When is neck pain a cause for concern?

Doctor's Answers (3)

Neck pain (back of neck, not the front) must be further evaluated by a specialist with an MRI scan if accompanied by the following:

  1. following an injury (e.g. fall, accident, manipulation)
  2. following a cancer treatment
  3. following fever/chills/rigors with or without sore throat or difficulty in swallowing
  4. spreading of neck pain down your arm
  5. spreading of neck pain upwards with headache, drowsiness, nausea or vomiting
  6. "pins and needles" numbness in either one or both hands/fingers, or rest of your body
  7. unsteadiness or weakness in either one or both hands/fingers, or both legs (e.g. tendency to drop things, tendency to trip or lose balance)
  8. unremitting or worsening pain, day and night, after 2-3 weeks despite adequate neck rest/care and medications from your GP

Thank you for your question. In general, neck pain is a concern if it persists for more than a few days.

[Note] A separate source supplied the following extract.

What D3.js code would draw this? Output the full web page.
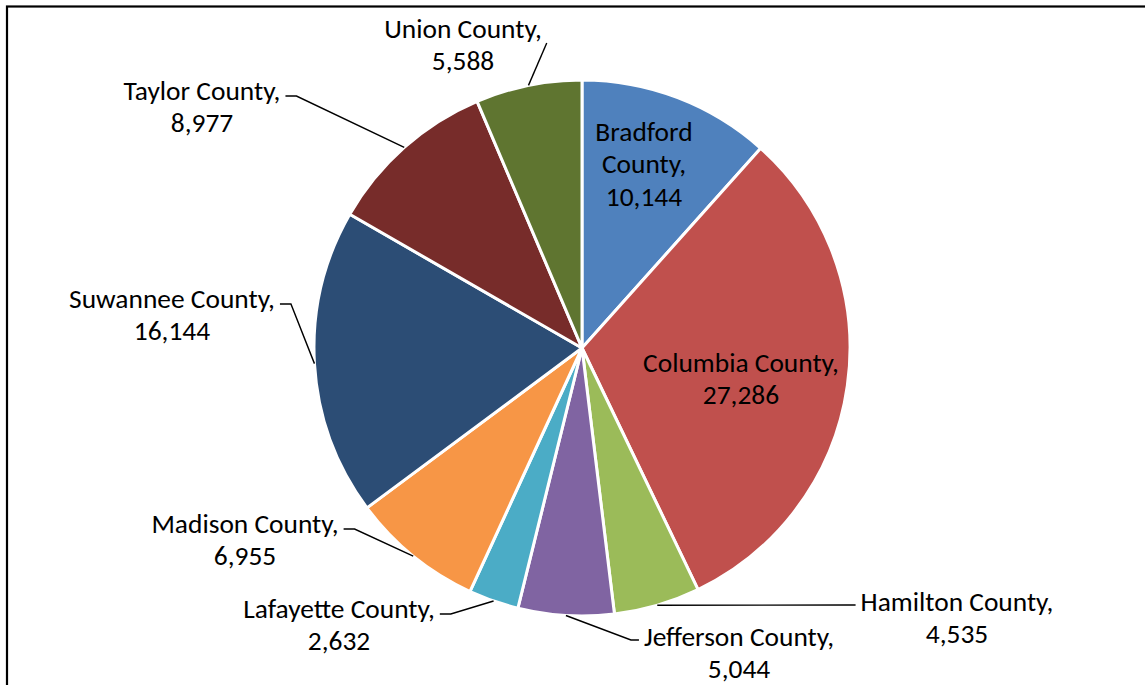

It may be a sign of problems in the neck or spine which include:

  1. Degenerative disc disease
  2. Neck strain
  3. Osteoarthritis
  4. Cervical spondylosis
  5. Spinal stenosis
  6. Herniated disc
  7. Cervical radiculopathy

Neck pain can also arise from:

  1. Common infections, such as virus infection, leading to lymph node (gland) swelling and neck pain
  2. Rare infections, such as osteomyelitis, septic discitis, meningitis
  3. Muscular problems of the neck
  4. Poor positioning of the neck while sleeping

Please see a doctor in order to rule out any potentially complicated diagnosis.

Best regards
Dr Quah

Neck pain is a common occurrence especially with the use of our mobile devices like handphones and tablets. Most of the time, it is due to poor posture and prolonged looking down on the laptop computer.

Neck pain when it is persistent, worst at night and affects your sleep, needs to be assessed by a doctor. If you have any of these symptoms, you will also need an assessment to determine its severity:

  1. history of fall or injury
  2. associated with tingling or pain going down the arm, forearm
  3. past history of cancer
  4. your gait is stiff, less steady
  5. fever, sorethroat
  6. neck stiffness with fever (no history of trauma)

The doctor may order simple tests like x-rays or blood tests and even an MRI if he/she suspects compression of the nerves or spinal cord.